The fishing in Volcano Bay consists mostly of mackerel, sprats, halibut, and herrings.
I reached Mori late in the evening, and was received with a friendly greeting by the people of the tea-house in which I had stayed on my way up at the beginning of my journey.
The place was brilliantly lighted with numberless candles, and opposite the entrance was a kind of altar decked with flowers and cakes. A few bonzes, with their shaven heads and long, thin, depraved fingers, were saying their prayers and beating with a small wand on the round wooden bells. With the gods of Japan you must ring a bell or clap your hands before you begin to pray, or else the god will pay no attention to your petitions. In the next room another Japanese, with less depraved fingers, but with a more wicked face, was dressed in European clothes, and was apparently giving a sermon, and sure enough he proved to be a native Christian minister!

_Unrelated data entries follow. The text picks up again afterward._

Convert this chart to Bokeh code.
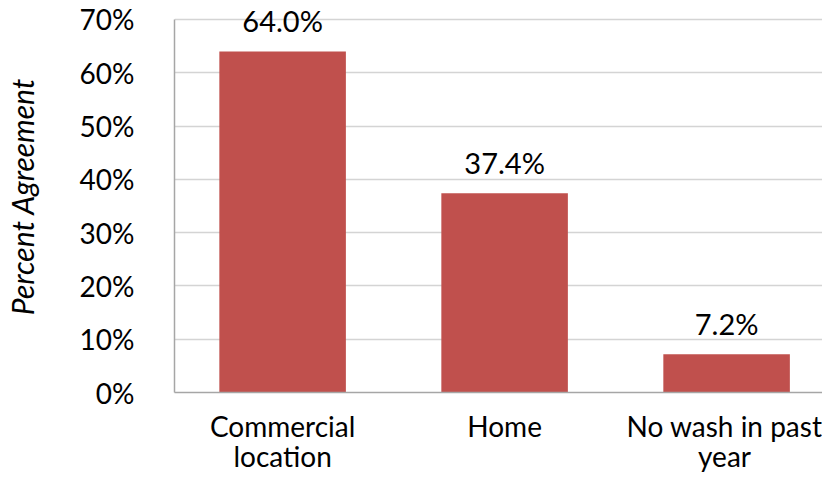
from bokeh.plotting import figure
from bokeh.models import Range1d, FixedTicker, ColumnDataSource, LabelSet
from bokeh.embed import file_html
from bokeh.resources import INLINE
from bokeh.core.properties import value

categories = ["Commercial\nlocation", "Home", "No wash in past\nyear"]
values = [64.0, 37.4, 7.2]
labels = ["64.0%", "37.4%", "7.2%"]
y_ticks = [0, 10, 20, 30, 40, 50, 60, 70]

FONT = "Lato"
FS = "28px"
xs = list(range(len(categories)))
src = ColumnDataSource(dict(x=xs, top=values, label=labels))

p = figure(width=822, height=476, output_backend="svg", toolbar_location=None,
           x_range=Range1d(-0.487, 2.432), y_range=Range1d(0, 73.56),
           min_border_left=171, min_border_right=0, min_border_top=0, min_border_bottom=83)
p.outline_line_color = None
p.background_fill_color = "white"
p.border_fill_color = "white"

p.vbar(x="x", top="top", width=0.57, source=src, fill_color="#C0504D", line_color=None)
p.add_layout(LabelSet(x="x", y="top", text="label", source=src, text_align="center",
                      text_baseline="middle", y_offset=31, text_font=value(FONT),
                      text_font_size=value("29px"), text_color=value("#000000")))

p.xgrid.grid_line_color = None
p.ygrid.grid_line_color = "#d4d4d4"
p.ygrid.grid_line_width = 1.5

p.yaxis.ticker = FixedTicker(ticks=y_ticks)
p.yaxis.bounds = (0, 70)
p.yaxis.major_label_overrides = {t: f"{t}%" for t in y_ticks}
p.yaxis.major_tick_line_color = None
p.yaxis.minor_tick_line_color = None
p.yaxis.axis_line_color = "#a6a6a6"
p.yaxis.axis_line_width = 1.5
p.yaxis.major_label_standoff = 34
p.yaxis.major_label_text_font = FONT
p.yaxis.major_label_text_font_size = FS
p.yaxis.major_label_text_color = "#000000"
p.yaxis.axis_label = "Percent Agreement"
p.yaxis.axis_label_text_font = FONT
p.yaxis.axis_label_text_font_style = "italic"
p.yaxis.axis_label_text_font_size = "30px"
p.yaxis.axis_label_text_color = "#000000"
p.yaxis.axis_label_standoff = 37

p.xaxis.ticker = FixedTicker(ticks=xs)
p.xaxis.major_label_overrides = {i: c for i, c in zip(xs, categories)}
p.xaxis.major_tick_line_color = None
p.xaxis.minor_tick_line_color = None
p.xaxis.axis_line_color = "#a6a6a6"
p.xaxis.axis_line_width = 1.5
p.xaxis.major_label_standoff = 10
p.xaxis.major_label_text_font = FONT
p.xaxis.major_label_text_font_size = FS
p.xaxis.major_label_text_line_height = 0.9
p.xaxis.major_label_text_color = "#000000"

open("out.html", "w").write(file_html(p, INLINE))
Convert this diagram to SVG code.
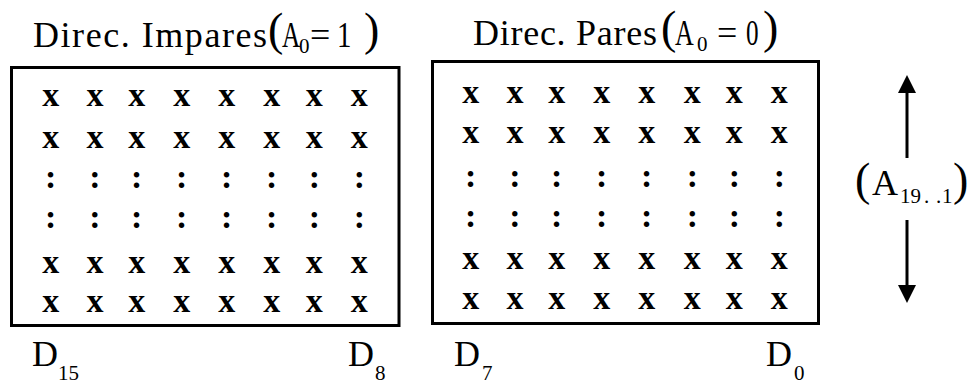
<svg xmlns="http://www.w3.org/2000/svg" width="967" height="386" viewBox="0 0 967 386">
<style>
  text { font-family: "Liberation Serif", "Times New Roman", serif; fill: #000; }
  .t { font-size: 36px; }
  .par { font-size: 46px; }
  .sub { font-size: 21px; }
  .cell { font-size: 34px; text-anchor: middle; font-weight: bold; }
  .box { fill: #fff; stroke: #000; stroke-width: 3; }
  .conn { stroke: #000; stroke-width: 3; fill: none; }
</style>
<defs>
  <marker id="ah" viewBox="0 0 18 18" refX="0" refY="9" markerWidth="18" markerHeight="18" markerUnits="userSpaceOnUse" orient="auto">
    <path d="M0,0 L18,9 L0,18 Z" fill="#000"/>
  </marker>
</defs>
<rect width="967" height="386" fill="#fff"/>

<g id="title-impares">
  <text class="t" x="33" y="47" textLength="234" lengthAdjust="spacing">Direc. Impares</text>
  <text class="par" x="268" y="45">(</text>
  <text class="t" transform="translate(282 47) scale(0.7 1)">A</text>
  <text class="sub" x="299" y="53" font-size="12">0</text>
  <text class="t" x="310" y="47">=</text>
  <text class="t" transform="translate(337 47) scale(0.8 1)">1</text>
  <text class="par" x="364" y="45">)</text>
</g>

<g id="title-pares">
  <text class="t" x="473" y="45" textLength="184" lengthAdjust="spacing">Direc. Pares</text>
  <text class="par" x="661" y="43">(</text>
  <text class="t" transform="translate(675 45) scale(0.72 1)">A</text>
  <text class="sub" x="697" y="51" font-size="14">0</text>
  <text class="t" x="717" y="45">=</text>
  <text class="t" transform="translate(746 45) scale(0.7 1)">0</text>
  <text class="par" x="763" y="43">)</text>
</g>

<g id="bank-impares">
  <rect class="box" x="11.5" y="67.5" width="387.5" height="258"/>
  <g class="cells">
    <text class="cell" y="106"><tspan x="50.7">x</tspan><tspan x="95">x</tspan><tspan x="136.7">x</tspan><tspan x="181.7">x</tspan><tspan x="226.7">x</tspan><tspan x="271.7">x</tspan><tspan x="314.3">x</tspan><tspan x="359.3">x</tspan></text>
    <text class="cell" y="148"><tspan x="50.7">x</tspan><tspan x="95">x</tspan><tspan x="136.7">x</tspan><tspan x="181.7">x</tspan><tspan x="226.7">x</tspan><tspan x="271.7">x</tspan><tspan x="314.3">x</tspan><tspan x="359.3">x</tspan></text>
    <text class="cell" y="188"><tspan x="50.7">:</tspan><tspan x="95">:</tspan><tspan x="136.7">:</tspan><tspan x="181.7">:</tspan><tspan x="226.7">:</tspan><tspan x="271.7">:</tspan><tspan x="314.3">:</tspan><tspan x="359.3">:</tspan></text>
    <text class="cell" y="228"><tspan x="50.7">:</tspan><tspan x="95">:</tspan><tspan x="136.7">:</tspan><tspan x="181.7">:</tspan><tspan x="226.7">:</tspan><tspan x="271.7">:</tspan><tspan x="314.3">:</tspan><tspan x="359.3">:</tspan></text>
    <text class="cell" y="273"><tspan x="50.7">x</tspan><tspan x="95">x</tspan><tspan x="136.7">x</tspan><tspan x="181.7">x</tspan><tspan x="226.7">x</tspan><tspan x="271.7">x</tspan><tspan x="314.3">x</tspan><tspan x="359.3">x</tspan></text>
    <text class="cell" y="312"><tspan x="50.7">x</tspan><tspan x="95">x</tspan><tspan x="136.7">x</tspan><tspan x="181.7">x</tspan><tspan x="226.7">x</tspan><tspan x="271.7">x</tspan><tspan x="314.3">x</tspan><tspan x="359.3">x</tspan></text>
  </g>
</g>

<g id="bank-pares">
  <rect class="box" x="432.5" y="61.5" width="386" height="262"/>
  <g class="cells">
    <text class="cell" y="103"><tspan x="470.7">x</tspan><tspan x="515">x</tspan><tspan x="556.7">x</tspan><tspan x="601.7">x</tspan><tspan x="646.7">x</tspan><tspan x="692.3">x</tspan><tspan x="734.3">x</tspan><tspan x="779.3">x</tspan></text>
    <text class="cell" y="143"><tspan x="470.7">x</tspan><tspan x="515">x</tspan><tspan x="556.7">x</tspan><tspan x="601.7">x</tspan><tspan x="646.7">x</tspan><tspan x="692.3">x</tspan><tspan x="734.3">x</tspan><tspan x="779.3">x</tspan></text>
    <text class="cell" y="187"><tspan x="470.7">:</tspan><tspan x="515">:</tspan><tspan x="556.7">:</tspan><tspan x="601.7">:</tspan><tspan x="646.7">:</tspan><tspan x="692.3">:</tspan><tspan x="734.3">:</tspan><tspan x="779.3">:</tspan></text>
    <text class="cell" y="227"><tspan x="470.7">:</tspan><tspan x="515">:</tspan><tspan x="556.7">:</tspan><tspan x="601.7">:</tspan><tspan x="646.7">:</tspan><tspan x="692.3">:</tspan><tspan x="734.3">:</tspan><tspan x="779.3">:</tspan></text>
    <text class="cell" y="269"><tspan x="470.7">x</tspan><tspan x="515">x</tspan><tspan x="556.7">x</tspan><tspan x="601.7">x</tspan><tspan x="646.7">x</tspan><tspan x="692.3">x</tspan><tspan x="734.3">x</tspan><tspan x="779.3">x</tspan></text>
    <text class="cell" y="309"><tspan x="470.7">x</tspan><tspan x="515">x</tspan><tspan x="556.7">x</tspan><tspan x="601.7">x</tspan><tspan x="646.7">x</tspan><tspan x="692.3">x</tspan><tspan x="734.3">x</tspan><tspan x="779.3">x</tspan></text>
  </g>
</g>

<g id="bit-labels">
  <text class="t" x="32" y="366" font-size="34">D</text><text class="sub" x="58" y="380" font-size="24">15</text>
  <text class="t" x="348" y="366" font-size="34">D</text><text class="sub" x="375" y="380" font-size="24">8</text>
  <text class="t" x="454" y="366" font-size="34">D</text><text class="sub" x="482" y="380" font-size="24">7</text>
  <text class="t" x="766" y="366" font-size="34">D</text><text class="sub" x="794" y="380" font-size="24">0</text>
</g>

<g id="address-label">
  <text class="par" x="855" y="195">(</text>
  <text class="t" x="872" y="195" font-size="34">A</text>
  <text class="sub" y="203"><tspan x="900">19</tspan><tspan x="924">.</tspan><tspan x="936">.</tspan><tspan x="942">1</tspan></text>
  <text class="par" x="953" y="195">)</text>
</g>

<g id="connectors">
  <line class="conn" x1="907" y1="158" x2="907" y2="93" marker-end="url(#ah)"/>
  <line class="conn" x1="907" y1="220" x2="907" y2="285" marker-end="url(#ah)"/>
</g>
</svg>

"Hallo!" said I to the landlord; "what does all this mean?"
"Oh," said he, smiling—for Buddhism teaches you not to show pain—"my old mother is dead. You saw her when you were here before. She died yesterday, and as she was formerly a Buddhist and had become a Christian, I have now got some Buddhist bonzes and a Christian minister to pray for her, for I want her to be happy in the other world."
"But do you not think," I replied, "that so much praying of different kinds might interfere with her happiness?"
"Oh, no, your honourable," he said quickly, "I have paid the bonzes and the clergyman in advance, and the gods cannot get angry now!"
It was curious to notice the competition between the representatives of the two different creeds.
On the one side the Christian shouted his prayers and sang his hymns in a stentorian voice, to put the bonzes in the shade and get the start of them in the contest; and on the other side these rattled on the wooden bells with all their might, so that their prayers should be heard first. I was more than happy when this religious race was over, and I was allowed a few hours' rest.